**WRITTEN REQUEST:**
The line containing "const errs = [timeoutErr, pressErr, cueErr, drinkingErr];" marks the end: extract everything from the first line of the data through that line, exactly, with no pictures.

[Begin]

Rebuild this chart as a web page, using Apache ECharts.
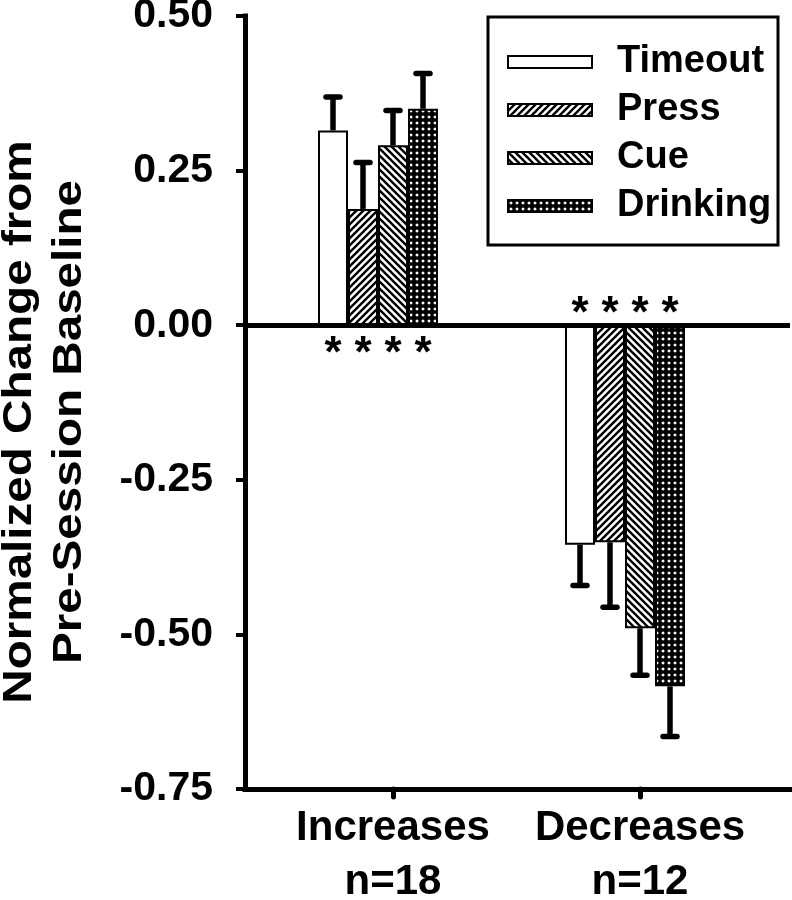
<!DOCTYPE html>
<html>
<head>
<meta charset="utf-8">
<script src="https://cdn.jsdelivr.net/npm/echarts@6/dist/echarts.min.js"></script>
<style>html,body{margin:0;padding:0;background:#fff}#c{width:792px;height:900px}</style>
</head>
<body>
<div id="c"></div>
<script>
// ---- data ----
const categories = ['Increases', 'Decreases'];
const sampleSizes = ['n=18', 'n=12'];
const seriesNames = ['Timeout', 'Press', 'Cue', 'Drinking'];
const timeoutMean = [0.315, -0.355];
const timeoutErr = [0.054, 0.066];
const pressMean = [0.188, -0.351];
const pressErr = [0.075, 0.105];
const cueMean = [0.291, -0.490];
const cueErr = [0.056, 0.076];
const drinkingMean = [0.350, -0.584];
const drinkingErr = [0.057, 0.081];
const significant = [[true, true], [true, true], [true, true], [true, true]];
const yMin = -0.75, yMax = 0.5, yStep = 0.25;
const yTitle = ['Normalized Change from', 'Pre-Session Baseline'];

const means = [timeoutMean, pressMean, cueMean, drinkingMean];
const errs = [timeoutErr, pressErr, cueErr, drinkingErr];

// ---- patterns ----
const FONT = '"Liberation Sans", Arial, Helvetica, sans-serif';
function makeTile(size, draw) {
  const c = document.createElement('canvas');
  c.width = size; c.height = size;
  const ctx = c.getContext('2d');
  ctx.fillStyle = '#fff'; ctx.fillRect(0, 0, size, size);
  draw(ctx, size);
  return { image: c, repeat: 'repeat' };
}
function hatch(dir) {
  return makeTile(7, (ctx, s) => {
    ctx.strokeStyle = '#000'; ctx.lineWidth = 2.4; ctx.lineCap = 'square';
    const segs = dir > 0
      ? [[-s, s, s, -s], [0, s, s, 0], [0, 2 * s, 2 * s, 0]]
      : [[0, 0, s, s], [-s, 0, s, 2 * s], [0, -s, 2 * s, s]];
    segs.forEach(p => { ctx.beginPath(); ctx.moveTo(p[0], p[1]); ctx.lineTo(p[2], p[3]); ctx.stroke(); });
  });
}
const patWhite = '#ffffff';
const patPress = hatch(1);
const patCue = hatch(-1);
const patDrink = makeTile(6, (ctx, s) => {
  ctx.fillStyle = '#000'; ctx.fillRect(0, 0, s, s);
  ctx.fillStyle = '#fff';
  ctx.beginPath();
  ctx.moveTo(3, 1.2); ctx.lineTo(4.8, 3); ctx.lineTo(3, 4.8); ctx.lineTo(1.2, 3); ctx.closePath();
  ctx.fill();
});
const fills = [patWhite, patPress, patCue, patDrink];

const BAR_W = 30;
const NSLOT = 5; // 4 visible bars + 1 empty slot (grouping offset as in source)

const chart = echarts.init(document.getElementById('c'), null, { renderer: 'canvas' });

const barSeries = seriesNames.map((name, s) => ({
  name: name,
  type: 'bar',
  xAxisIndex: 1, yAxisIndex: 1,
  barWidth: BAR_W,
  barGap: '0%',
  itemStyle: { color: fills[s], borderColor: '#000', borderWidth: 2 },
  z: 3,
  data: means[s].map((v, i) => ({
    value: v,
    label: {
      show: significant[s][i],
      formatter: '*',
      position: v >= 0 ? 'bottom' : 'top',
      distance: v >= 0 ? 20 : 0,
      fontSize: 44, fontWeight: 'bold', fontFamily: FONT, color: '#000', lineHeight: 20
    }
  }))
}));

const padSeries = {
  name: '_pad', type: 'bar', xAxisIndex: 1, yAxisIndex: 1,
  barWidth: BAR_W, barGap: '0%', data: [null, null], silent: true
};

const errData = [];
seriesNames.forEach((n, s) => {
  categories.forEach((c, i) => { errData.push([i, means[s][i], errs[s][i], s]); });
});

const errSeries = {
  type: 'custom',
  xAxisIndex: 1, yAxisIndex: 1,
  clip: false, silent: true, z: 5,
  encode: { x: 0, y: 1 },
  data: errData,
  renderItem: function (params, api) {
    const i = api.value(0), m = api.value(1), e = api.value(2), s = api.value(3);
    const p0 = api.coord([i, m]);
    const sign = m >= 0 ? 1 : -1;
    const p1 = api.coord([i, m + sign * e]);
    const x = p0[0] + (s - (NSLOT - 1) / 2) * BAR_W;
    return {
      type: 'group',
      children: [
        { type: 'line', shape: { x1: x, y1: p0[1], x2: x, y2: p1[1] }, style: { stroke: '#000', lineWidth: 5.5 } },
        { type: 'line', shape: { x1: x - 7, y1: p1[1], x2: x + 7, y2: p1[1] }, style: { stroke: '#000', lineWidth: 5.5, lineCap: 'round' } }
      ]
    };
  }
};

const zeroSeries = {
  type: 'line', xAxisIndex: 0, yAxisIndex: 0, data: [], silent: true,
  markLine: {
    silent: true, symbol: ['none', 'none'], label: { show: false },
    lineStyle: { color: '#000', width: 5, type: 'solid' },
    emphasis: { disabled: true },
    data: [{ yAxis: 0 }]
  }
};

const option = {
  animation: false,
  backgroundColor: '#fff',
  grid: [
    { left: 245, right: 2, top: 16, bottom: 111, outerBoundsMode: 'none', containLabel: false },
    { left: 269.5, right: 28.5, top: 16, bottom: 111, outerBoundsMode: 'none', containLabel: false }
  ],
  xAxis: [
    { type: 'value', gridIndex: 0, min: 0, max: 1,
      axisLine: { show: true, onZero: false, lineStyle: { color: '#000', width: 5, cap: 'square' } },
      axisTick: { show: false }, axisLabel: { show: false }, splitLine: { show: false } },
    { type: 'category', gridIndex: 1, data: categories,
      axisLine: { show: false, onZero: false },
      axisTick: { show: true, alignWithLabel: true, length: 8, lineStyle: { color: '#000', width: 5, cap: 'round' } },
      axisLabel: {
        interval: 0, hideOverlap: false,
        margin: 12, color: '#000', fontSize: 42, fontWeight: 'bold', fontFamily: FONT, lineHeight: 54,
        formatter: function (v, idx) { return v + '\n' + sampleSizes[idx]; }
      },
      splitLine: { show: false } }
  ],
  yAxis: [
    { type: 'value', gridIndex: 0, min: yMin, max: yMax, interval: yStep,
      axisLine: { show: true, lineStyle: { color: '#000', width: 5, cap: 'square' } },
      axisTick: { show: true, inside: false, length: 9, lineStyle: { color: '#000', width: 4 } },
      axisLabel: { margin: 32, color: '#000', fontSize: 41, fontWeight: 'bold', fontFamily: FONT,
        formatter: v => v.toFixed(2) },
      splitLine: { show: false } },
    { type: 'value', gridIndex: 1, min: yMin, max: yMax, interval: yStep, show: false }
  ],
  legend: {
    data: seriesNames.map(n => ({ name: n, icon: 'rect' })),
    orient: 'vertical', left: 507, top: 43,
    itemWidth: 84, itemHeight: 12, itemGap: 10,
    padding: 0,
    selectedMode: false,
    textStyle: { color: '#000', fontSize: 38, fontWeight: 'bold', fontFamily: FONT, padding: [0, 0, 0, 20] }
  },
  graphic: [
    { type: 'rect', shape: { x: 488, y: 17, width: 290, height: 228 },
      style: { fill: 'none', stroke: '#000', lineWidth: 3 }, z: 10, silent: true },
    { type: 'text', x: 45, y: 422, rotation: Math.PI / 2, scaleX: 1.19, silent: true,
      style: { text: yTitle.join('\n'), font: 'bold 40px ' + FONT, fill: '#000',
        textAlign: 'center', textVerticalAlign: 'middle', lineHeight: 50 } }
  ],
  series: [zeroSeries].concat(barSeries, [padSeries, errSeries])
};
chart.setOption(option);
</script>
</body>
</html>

[End]

**ANSWER TO THE PROBLEM:**
Rebuild this chart as a web page, using Apache ECharts.
<!DOCTYPE html>
<html>
<head>
<meta charset="utf-8">
<script src="https://cdn.jsdelivr.net/npm/echarts@6/dist/echarts.min.js"></script>
<style>html,body{margin:0;padding:0;background:#fff}#c{width:792px;height:900px}</style>
</head>
<body>
<div id="c"></div>
<script>
// ---- data ----
const categories = ['Increases', 'Decreases'];
const sampleSizes = ['n=18', 'n=12'];
const seriesNames = ['Timeout', 'Press', 'Cue', 'Drinking'];
const timeoutMean = [0.315, -0.355];
const timeoutErr = [0.054, 0.066];
const pressMean = [0.188, -0.351];
const pressErr = [0.075, 0.105];
const cueMean = [0.291, -0.490];
const cueErr = [0.056, 0.076];
const drinkingMean = [0.350, -0.584];
const drinkingErr = [0.057, 0.081];
const significant = [[true, true], [true, true], [true, true], [true, true]];
const yMin = -0.75, yMax = 0.5, yStep = 0.25;
const yTitle = ['Normalized Change from', 'Pre-Session Baseline'];

const means = [timeoutMean, pressMean, cueMean, drinkingMean];
const errs = [timeoutErr, pressErr, cueErr, drinkingErr];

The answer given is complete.